SPINELLI Simonetta, Taken as a whole and in details, pp. 26-29
The lesbian women who have operated and still operate inside women's movement seem to have kept the capability of a bifocal sight. A sight able to cacht the wholeness of a female thought intended to be dominant in the world, and the material detail of the relations and bonds representing the molecular structure of the political genre. A capability highly political that can be left unused - as Simonetta Spinelli asserts - until lesbian women fail to "make clear, beyond reticence and mimetism - through which they deny women's freedom - what change of practice and what necessity are involved by the investment of their lives towards a woman. What female freedom dimension it creates, what it reveals and, finally, what authoritativeness it establishes".
SPINELLI Fiamma, Shadows of stubborn existences, p. 30-35
The author of the three plates explains her will to follow this itinerary among "arboreous existences", fascinated by their ability to fight for survival; "regardless of concrete and asphalt, they stubbornly find ground for their roots, sun and footholds to spread their leaves, recreating the wealth of play of a thousand shadows, witnesses to their existence".

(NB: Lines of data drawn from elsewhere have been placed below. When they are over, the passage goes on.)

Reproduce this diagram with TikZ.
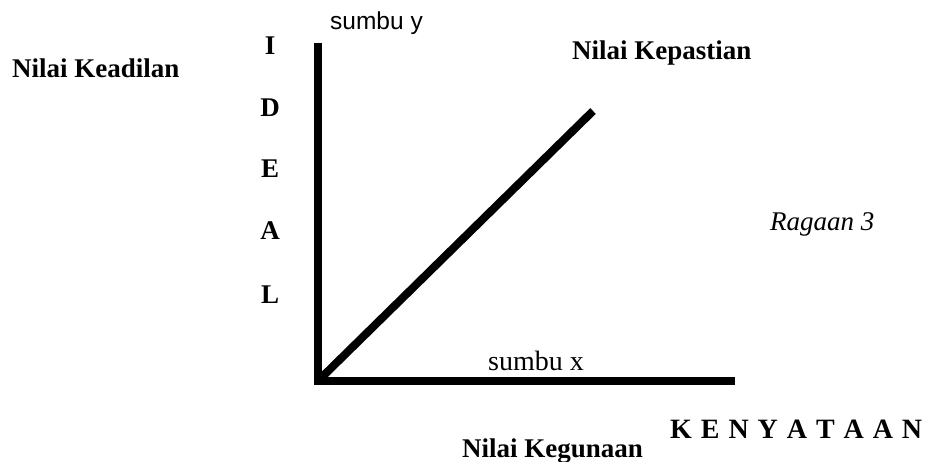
\documentclass[tikz,border=0pt]{standalone}
\usepackage{fontspec}
\setmainfont{Liberation Serif}
\newfontfamily\arialfont{Liberation Sans}
\begin{document}
\begin{tikzpicture}[x=1pt,y=-1pt,
  lbl/.style={inner sep=0pt,anchor=base west,font=\fontsize{27}{30}\selectfont\bfseries},
  axis/.style={line width=8pt,line join=miter},
  diag/.style={line width=8pt}]
\useasboundingbox (0,0) rectangle (925,462);
\coordinate (ytop) at (318,43);
\coordinate (origin) at (318,381);
\coordinate (xend) at (735,381);
\coordinate (dend) at (593,111);
\coordinate (dstart) at (320,379);
\draw[axis] (ytop) -- (origin) -- (xend);
\draw[diag] (dstart) -- (dend);
\node[lbl] (keadilan) at (12,78) {Nilai Keadilan};
\node[lbl] (kepastian) at (572,60) {Nilai Kepastian};
\node[lbl] (kegunaan) at (462,457) {Nilai Kegunaan};
\node[inner sep=0pt,anchor=base west,font=\arialfont\fontsize{24.5}{28}\selectfont] (sy) at (330,30) {sumbu y};
\node[inner sep=0pt,anchor=base west,font=\fontsize{28}{30}\selectfont] (sx) at (488,370) {sumbu x};
\node[inner sep=0pt,anchor=base west,font=\fontsize{27}{30}\selectfont\itshape] (ragaan) at (770,230) {Ragaan 3};
\node[lbl,anchor=base] (li) at (270,55) {I};
\node[lbl,anchor=base] (ld) at (270,117) {D};
\node[lbl,anchor=base] (le) at (270,178) {E};
\node[lbl,anchor=base] (la) at (270,240) {A};
\node[lbl,anchor=base] (ll) at (270,303) {L};
\node[lbl,font=\fontsize{28}{30}\selectfont\bfseries] (keny) at (670,438) {\makebox[252pt][s]{K E N Y A T A A N}};
\end{tikzpicture}
\end{document}
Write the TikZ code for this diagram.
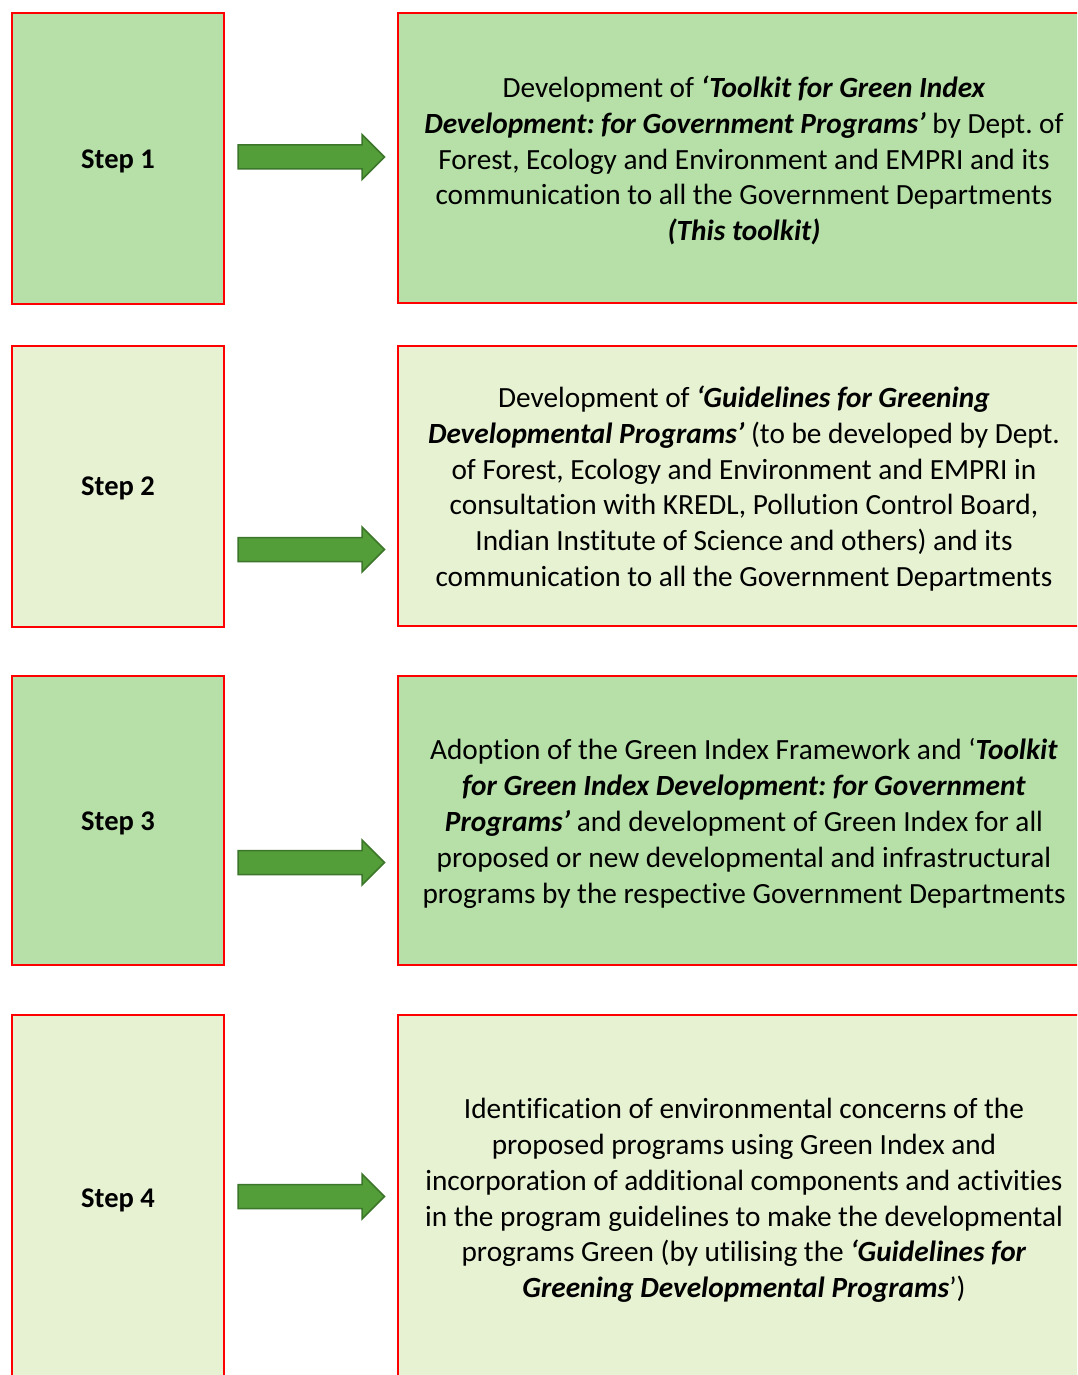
\documentclass[tikz,border=0pt]{standalone}
\usepackage{fontspec}
\setmainfont{Carlito}[Ligatures=NoCommon]
\definecolor{darkfill}{RGB}{183,224,168}
\definecolor{lightfill}{RGB}{231,242,211}
\definecolor{arrowfill}{RGB}{84,158,57}
\definecolor{arrowline}{RGB}{60,118,42}
\definecolor{boxred}{RGB}{255,0,0}
\newcommand{\bi}[1]{\textbf{\textit{#1}}}
\frenchspacing
\begin{document}
\begin{tikzpicture}[x=1pt,y=-1pt,
  stepbox/.style={draw=boxred, line width=2pt, rectangle, inner sep=0pt},
  steplabel/.style={inner sep=0pt, font=\fontsize{28.5}{34}\selectfont\bfseries},
  descbox/.style={draw=boxred, line width=2pt, rectangle, inner sep=0pt},
  desctext/.style={align=center, inner sep=0pt, font=\fontsize{29.3}{35.8}\selectfont},
  blockarrow/.style={fill=arrowfill, draw=arrowline, line width=1.5pt, line join=miter}]
\useasboundingbox (0,0) rectangle (1077,1375);
\fill[white] (0,0) rectangle (1077,1375);
\clip (0,0) rectangle (1077,1375);

% left step boxes
\node[stepbox, fill=darkfill, minimum width=212pt, minimum height=291pt] (s1) at (118,158.5) {};
\node[stepbox, fill=lightfill, minimum width=212pt, minimum height=281pt] (s2) at (118,486.5) {};
\node[stepbox, fill=darkfill, minimum width=212pt, minimum height=289pt] (s3) at (118,820.5) {};
\node[stepbox, fill=lightfill, minimum width=212pt, minimum height=380pt] (s4) at (118,1205) {};
\node[steplabel] (l1) at (118,161) {Step 1};
\node[steplabel] (l2) at (118,488.5) {Step 2};
\node[steplabel] (l3) at (118,823) {Step 3};
\node[steplabel] (l4) at (118,1200.5) {Step 4};

% right description boxes
\node[descbox, fill=darkfill, minimum width=712pt, minimum height=290pt] (d1) at (754,158) {};
\node[descbox, fill=lightfill, minimum width=712pt, minimum height=280pt] (d2) at (754,486) {};
\node[descbox, fill=darkfill, minimum width=712pt, minimum height=289pt] (d3) at (754,820.5) {};
\node[descbox, fill=lightfill, minimum width=712pt, minimum height=380pt] (d4) at (754,1205) {};

% texts
\node[desctext] (t1) at (744,160.5) {Development of \bi{‘Toolkit for Green Index}\\
\bi{Development: for Government Programs’} by Dept. of\\
Forest, Ecology and Environment and EMPRI and its\\
communication to all the Government Departments\\
\bi{(This toolkit)}};

\node[desctext] (t2) at (744,488.5) {Development of \bi{‘Guidelines for Greening}\\
\bi{Developmental Programs’} (to be developed by Dept.\\
of Forest, Ecology and Environment and EMPRI in\\
consultation with KREDL, Pollution Control Board,\\
Indian Institute of Science and others) and its\\
communication to all the Government Departments};

\node[desctext] (t3) at (744,823.5) {Adoption of the Green Index Framework and ‘\bi{Toolkit}\\
\bi{for Green Index Development: for Government}\\
\bi{Programs’} and development of Green Index for all\\
proposed or new developmental and infrastructural\\
programs by the respective Government Departments};

\node[desctext] (t4) at (744,1200.5) {Identification of environmental concerns of the\\
proposed programs using Green Index and\\
incorporation of additional components and activities\\
in the program guidelines to make the developmental\\
programs Green (by utilising the \bi{‘Guidelines for}\\
\bi{Greening Developmental Programs}’)};

% block arrows
\foreach \yc in {157,549.5,862.5,1196.5}{
  \draw[blockarrow] (238,{\yc-12}) -- (362,{\yc-12}) -- (362,{\yc-22.5}) -- (384.5,\yc)
    -- (362,{\yc+22.5}) -- (362,{\yc+12}) -- (238,{\yc+12}) -- cycle;
}
\end{tikzpicture}
\end{document}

DE LAURETIS Teresa, The practice of sexual difference and the feminist thought in Italy, pp. 37-56
Teresa de Lauretis has translated the book Non credere di avere dei diritti by the Milan Women's Bookstore Group (Theory of Social Symbolic Practice, Bloomington, Indiana, Indiana Univ. Press, 1991, pp. 110) with an introductory essay which presents to the American scholars a work which "is not only a major theoretical text of Italian feminism but one which, in elaborating a critical theory of culture based on the practice of sexual difference, also reconstructs a history of feminism in Italy from the particular location, the social and political situatedness, of its authors". De Lauretis outlines a framework of reference which allows to place the experience of the authors in the context - more complex and articulated - of Italian feminism as well as in the philosophical tradition of the '900, focusing at the same time on the epistemological break intentionally produced by their theory and political practice of feminine freedom. "A freedom that, paradoxically - comments de Lauretis - demands no indication of the rights of women, no equal rights under the law, but only a full, political and personal, accountability to women, is as startlingly radical a notion as any that has emerged in Western thought". Special emphasis, in the essay of de Lauretis, is put on the question of the place and meaning of lesbianism in the Italian tradition and in the political thought of the authors: a letter (never published before) by Luisa Muraro - one of the Bookstore women - brings to the debate a new interpretative contribution.